Written request |
Copy the data exactly as it appears, and do not include any pictures.

start

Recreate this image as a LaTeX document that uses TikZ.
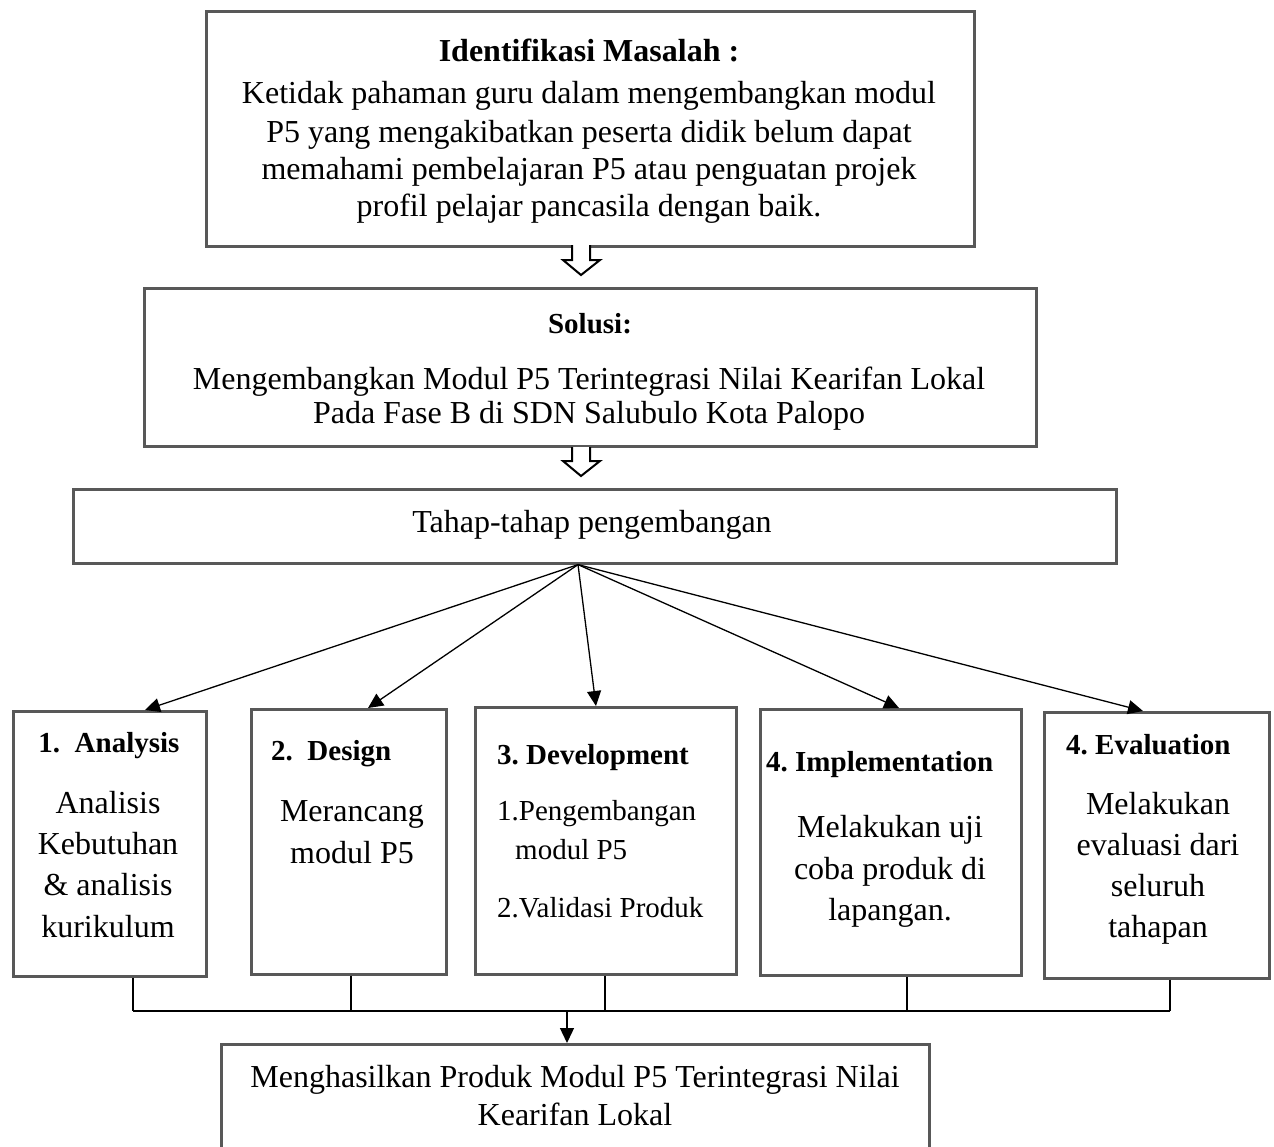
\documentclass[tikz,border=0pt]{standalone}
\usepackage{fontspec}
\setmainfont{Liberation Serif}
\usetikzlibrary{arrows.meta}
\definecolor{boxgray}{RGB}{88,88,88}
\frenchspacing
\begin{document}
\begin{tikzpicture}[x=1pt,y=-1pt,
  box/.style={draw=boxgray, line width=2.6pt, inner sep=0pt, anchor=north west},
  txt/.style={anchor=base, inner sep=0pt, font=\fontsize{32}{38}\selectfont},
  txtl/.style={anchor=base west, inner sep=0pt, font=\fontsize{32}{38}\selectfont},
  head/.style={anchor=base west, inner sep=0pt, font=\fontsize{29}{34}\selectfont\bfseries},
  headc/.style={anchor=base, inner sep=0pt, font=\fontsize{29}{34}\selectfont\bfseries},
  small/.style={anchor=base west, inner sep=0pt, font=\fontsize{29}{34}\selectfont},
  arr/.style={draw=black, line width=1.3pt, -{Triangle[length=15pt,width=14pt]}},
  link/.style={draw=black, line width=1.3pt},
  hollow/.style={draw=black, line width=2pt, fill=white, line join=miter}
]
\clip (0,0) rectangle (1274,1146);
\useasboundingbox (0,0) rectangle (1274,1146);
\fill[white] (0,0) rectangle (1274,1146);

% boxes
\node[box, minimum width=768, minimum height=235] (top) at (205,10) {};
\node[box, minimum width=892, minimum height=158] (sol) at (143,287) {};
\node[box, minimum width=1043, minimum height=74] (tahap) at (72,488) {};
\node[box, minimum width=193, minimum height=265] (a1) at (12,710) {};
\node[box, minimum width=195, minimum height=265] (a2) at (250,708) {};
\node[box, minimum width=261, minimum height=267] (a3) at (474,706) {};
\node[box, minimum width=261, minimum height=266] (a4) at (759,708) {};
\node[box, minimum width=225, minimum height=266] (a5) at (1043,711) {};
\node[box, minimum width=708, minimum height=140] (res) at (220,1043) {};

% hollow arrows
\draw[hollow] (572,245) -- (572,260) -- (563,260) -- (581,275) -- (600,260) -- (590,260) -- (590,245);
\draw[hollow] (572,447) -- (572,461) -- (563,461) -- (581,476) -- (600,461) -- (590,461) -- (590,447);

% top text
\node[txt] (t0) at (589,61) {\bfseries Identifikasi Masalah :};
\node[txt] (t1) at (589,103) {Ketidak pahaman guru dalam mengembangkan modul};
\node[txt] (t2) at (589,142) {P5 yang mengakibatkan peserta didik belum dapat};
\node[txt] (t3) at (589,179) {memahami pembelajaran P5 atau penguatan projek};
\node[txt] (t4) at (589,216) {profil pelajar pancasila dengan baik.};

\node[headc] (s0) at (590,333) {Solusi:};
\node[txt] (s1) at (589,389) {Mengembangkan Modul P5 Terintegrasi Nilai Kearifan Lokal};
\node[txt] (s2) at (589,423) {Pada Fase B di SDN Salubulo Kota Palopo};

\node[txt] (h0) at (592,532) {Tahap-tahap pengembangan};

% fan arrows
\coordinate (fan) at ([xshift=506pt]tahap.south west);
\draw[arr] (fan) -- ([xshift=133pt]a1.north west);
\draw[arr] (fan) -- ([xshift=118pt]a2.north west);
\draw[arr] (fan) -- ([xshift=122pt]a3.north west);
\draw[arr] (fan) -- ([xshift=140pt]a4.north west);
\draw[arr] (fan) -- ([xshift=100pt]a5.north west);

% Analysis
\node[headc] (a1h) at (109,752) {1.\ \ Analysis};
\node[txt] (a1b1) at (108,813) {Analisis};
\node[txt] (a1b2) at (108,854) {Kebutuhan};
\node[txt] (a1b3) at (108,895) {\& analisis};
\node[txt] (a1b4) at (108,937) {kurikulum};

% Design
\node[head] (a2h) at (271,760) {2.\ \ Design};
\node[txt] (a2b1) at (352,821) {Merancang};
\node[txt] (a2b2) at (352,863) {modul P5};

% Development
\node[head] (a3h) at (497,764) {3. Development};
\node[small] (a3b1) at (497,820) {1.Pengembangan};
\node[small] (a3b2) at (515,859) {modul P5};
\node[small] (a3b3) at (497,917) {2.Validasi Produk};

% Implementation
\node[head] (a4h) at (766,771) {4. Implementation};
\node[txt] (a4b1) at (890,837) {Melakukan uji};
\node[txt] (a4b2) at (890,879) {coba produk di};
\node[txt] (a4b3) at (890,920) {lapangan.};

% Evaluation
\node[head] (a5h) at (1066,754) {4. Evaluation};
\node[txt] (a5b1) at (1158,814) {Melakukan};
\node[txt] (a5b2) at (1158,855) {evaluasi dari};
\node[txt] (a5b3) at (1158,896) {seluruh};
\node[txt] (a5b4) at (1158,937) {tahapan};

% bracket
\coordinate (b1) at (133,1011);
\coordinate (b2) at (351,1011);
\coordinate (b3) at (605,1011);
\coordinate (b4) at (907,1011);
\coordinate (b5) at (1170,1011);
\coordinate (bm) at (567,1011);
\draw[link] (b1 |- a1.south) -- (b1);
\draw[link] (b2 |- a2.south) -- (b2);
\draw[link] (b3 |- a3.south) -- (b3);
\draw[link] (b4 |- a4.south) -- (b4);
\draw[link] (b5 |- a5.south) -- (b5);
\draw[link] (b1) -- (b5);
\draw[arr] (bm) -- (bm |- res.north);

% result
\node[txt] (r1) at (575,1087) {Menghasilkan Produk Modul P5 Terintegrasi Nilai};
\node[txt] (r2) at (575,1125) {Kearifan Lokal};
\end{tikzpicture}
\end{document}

end

Response below |
Recreate this image as a LaTeX document that uses TikZ.
\documentclass[tikz,border=0pt]{standalone}
\usepackage{fontspec}
\setmainfont{Liberation Serif}
\usetikzlibrary{arrows.meta}
\definecolor{boxgray}{RGB}{88,88,88}
\frenchspacing
\begin{document}
\begin{tikzpicture}[x=1pt,y=-1pt,
  box/.style={draw=boxgray, line width=2.6pt, inner sep=0pt, anchor=north west},
  txt/.style={anchor=base, inner sep=0pt, font=\fontsize{32}{38}\selectfont},
  txtl/.style={anchor=base west, inner sep=0pt, font=\fontsize{32}{38}\selectfont},
  head/.style={anchor=base west, inner sep=0pt, font=\fontsize{29}{34}\selectfont\bfseries},
  headc/.style={anchor=base, inner sep=0pt, font=\fontsize{29}{34}\selectfont\bfseries},
  small/.style={anchor=base west, inner sep=0pt, font=\fontsize{29}{34}\selectfont},
  arr/.style={draw=black, line width=1.3pt, -{Triangle[length=15pt,width=14pt]}},
  link/.style={draw=black, line width=1.3pt},
  hollow/.style={draw=black, line width=2pt, fill=white, line join=miter}
]
\clip (0,0) rectangle (1274,1146);
\useasboundingbox (0,0) rectangle (1274,1146);
\fill[white] (0,0) rectangle (1274,1146);

% boxes
\node[box, minimum width=768, minimum height=235] (top) at (205,10) {};
\node[box, minimum width=892, minimum height=158] (sol) at (143,287) {};
\node[box, minimum width=1043, minimum height=74] (tahap) at (72,488) {};
\node[box, minimum width=193, minimum height=265] (a1) at (12,710) {};
\node[box, minimum width=195, minimum height=265] (a2) at (250,708) {};
\node[box, minimum width=261, minimum height=267] (a3) at (474,706) {};
\node[box, minimum width=261, minimum height=266] (a4) at (759,708) {};
\node[box, minimum width=225, minimum height=266] (a5) at (1043,711) {};
\node[box, minimum width=708, minimum height=140] (res) at (220,1043) {};

% hollow arrows
\draw[hollow] (572,245) -- (572,260) -- (563,260) -- (581,275) -- (600,260) -- (590,260) -- (590,245);
\draw[hollow] (572,447) -- (572,461) -- (563,461) -- (581,476) -- (600,461) -- (590,461) -- (590,447);

% top text
\node[txt] (t0) at (589,61) {\bfseries Identifikasi Masalah :};
\node[txt] (t1) at (589,103) {Ketidak pahaman guru dalam mengembangkan modul};
\node[txt] (t2) at (589,142) {P5 yang mengakibatkan peserta didik belum dapat};
\node[txt] (t3) at (589,179) {memahami pembelajaran P5 atau penguatan projek};
\node[txt] (t4) at (589,216) {profil pelajar pancasila dengan baik.};

\node[headc] (s0) at (590,333) {Solusi:};
\node[txt] (s1) at (589,389) {Mengembangkan Modul P5 Terintegrasi Nilai Kearifan Lokal};
\node[txt] (s2) at (589,423) {Pada Fase B di SDN Salubulo Kota Palopo};

\node[txt] (h0) at (592,532) {Tahap-tahap pengembangan};

% fan arrows
\coordinate (fan) at ([xshift=506pt]tahap.south west);
\draw[arr] (fan) -- ([xshift=133pt]a1.north west);
\draw[arr] (fan) -- ([xshift=118pt]a2.north west);
\draw[arr] (fan) -- ([xshift=122pt]a3.north west);
\draw[arr] (fan) -- ([xshift=140pt]a4.north west);
\draw[arr] (fan) -- ([xshift=100pt]a5.north west);

% Analysis
\node[headc] (a1h) at (109,752) {1.\ \ Analysis};
\node[txt] (a1b1) at (108,813) {Analisis};
\node[txt] (a1b2) at (108,854) {Kebutuhan};
\node[txt] (a1b3) at (108,895) {\& analisis};
\node[txt] (a1b4) at (108,937) {kurikulum};

% Design
\node[head] (a2h) at (271,760) {2.\ \ Design};
\node[txt] (a2b1) at (352,821) {Merancang};
\node[txt] (a2b2) at (352,863) {modul P5};

% Development
\node[head] (a3h) at (497,764) {3. Development};
\node[small] (a3b1) at (497,820) {1.Pengembangan};
\node[small] (a3b2) at (515,859) {modul P5};
\node[small] (a3b3) at (497,917) {2.Validasi Produk};

% Implementation
\node[head] (a4h) at (766,771) {4. Implementation};
\node[txt] (a4b1) at (890,837) {Melakukan uji};
\node[txt] (a4b2) at (890,879) {coba produk di};
\node[txt] (a4b3) at (890,920) {lapangan.};

% Evaluation
\node[head] (a5h) at (1066,754) {4. Evaluation};
\node[txt] (a5b1) at (1158,814) {Melakukan};
\node[txt] (a5b2) at (1158,855) {evaluasi dari};
\node[txt] (a5b3) at (1158,896) {seluruh};
\node[txt] (a5b4) at (1158,937) {tahapan};

% bracket
\coordinate (b1) at (133,1011);
\coordinate (b2) at (351,1011);
\coordinate (b3) at (605,1011);
\coordinate (b4) at (907,1011);
\coordinate (b5) at (1170,1011);
\coordinate (bm) at (567,1011);
\draw[link] (b1 |- a1.south) -- (b1);
\draw[link] (b2 |- a2.south) -- (b2);
\draw[link] (b3 |- a3.south) -- (b3);
\draw[link] (b4 |- a4.south) -- (b4);
\draw[link] (b5 |- a5.south) -- (b5);
\draw[link] (b1) -- (b5);
\draw[arr] (bm) -- (bm |- res.north);

% result
\node[txt] (r1) at (575,1087) {Menghasilkan Produk Modul P5 Terintegrasi Nilai};
\node[txt] (r2) at (575,1125) {Kearifan Lokal};
\end{tikzpicture}
\end{document}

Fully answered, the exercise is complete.